Update Datasource - ('old Timewindow' in the past)

Hi all trying my first ‘update’ test. (this is on the latest 0.14.0 release)

The data has been streamed in via kafka-indexing-task (and the kafka-indexer task is still running processing ‘todays’ data…well there is no more active data streaming atm…but that is a detail…in reality there would be…).

Now If I try to ‘update’ some data data in the past…(I have created a ‘15’ minute window data file with rows for that time window)

My spec file is shown below…

when I run the indexing task:

./bin/post-index-task --file updates-overwrite-index.json
Beginning indexing data for test_1day
Task started: index_test_1day_2019-05-24T10:12:59.856Z
Task log: http://localhost:8090/druid/indexer/v1/task/index_test_1day_2019-05-24T10%3A12%3A59.856Z/log
Task status: http://localhost:8090/druid/indexer/v1/task/index_test_1day_2019-05-24T10%3A12%3A59.856Z/status
Task index_test_1day_2019-05-24T10:12:59.856Z still running…
Task index_test_1day_2019-05-24T10:12:59.856Z still running…
Task finished with status: SUCCESS
Completed indexing data for test_1day. Now loading indexed data onto the cluster…
test_1day loading complete! You may now query your data

This didn’t appear to load my 15 minute file…as the new/updated data is not there…

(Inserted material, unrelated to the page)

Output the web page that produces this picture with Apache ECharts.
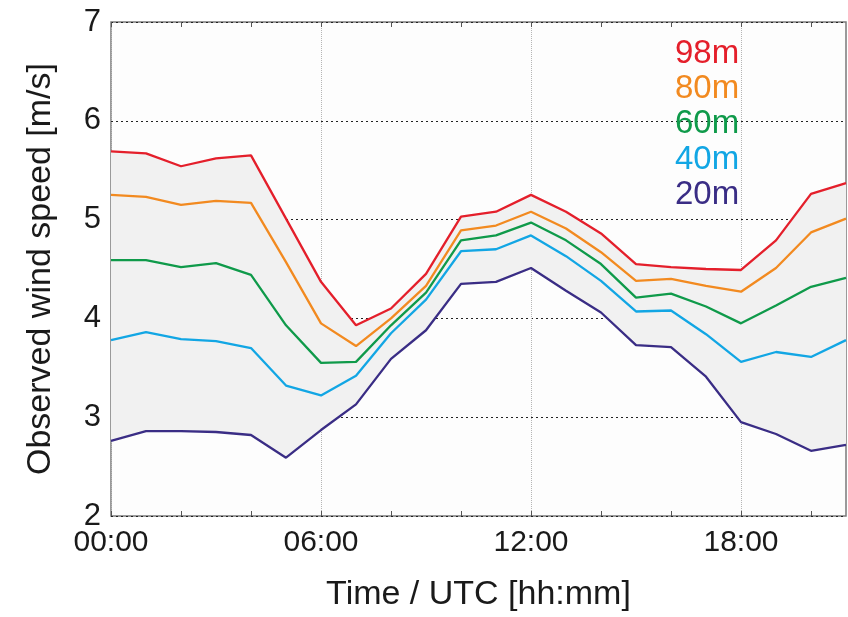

now…the data I was trying to load is for 2019-05-01, and the data file contains data only for the 15 minute time window.

I’m guessing…(and somewhat fearing)…that to update a datasource that was/is being streamed in…I will need to:

  1. First ‘kill’ the streaming task

  2. Run the ‘update’ task with the file containing updates.

  3. Resume the original streaming task?

will this appoach work?, is there a better approach?T

Hi Daniel,

The only time you should have to do the steps you mentioned (stopping streaming ingestion before running a batch job on the same datasource) is if you get a lot of late data and the stream task and batch task are trying to modify the same time interval. This is because tasks have to acquire a lock on the interval they are generating segments for and there would be frequent lock contention.

But this does not seem to be the case, at least for your test where you have no new data coming in, so you should be able to run your update job while the streaming task is still running.

Could you provide some details on what you’re trying to accomplish with the update job? Does the update file contain the same rows of data that was ingested from the stream for that time window, perhaps augmented with additional or modified fields?

Also, if you could provide the task log from index_test_1day_2019-05-24T10:12:59.856Z, it may provide some hints as to why the data isn’t being loaded.



This has been resolved…

My update file had bad json in it…(still not sure why it caused/appeared that I could not get any task info after that…for a really really long time).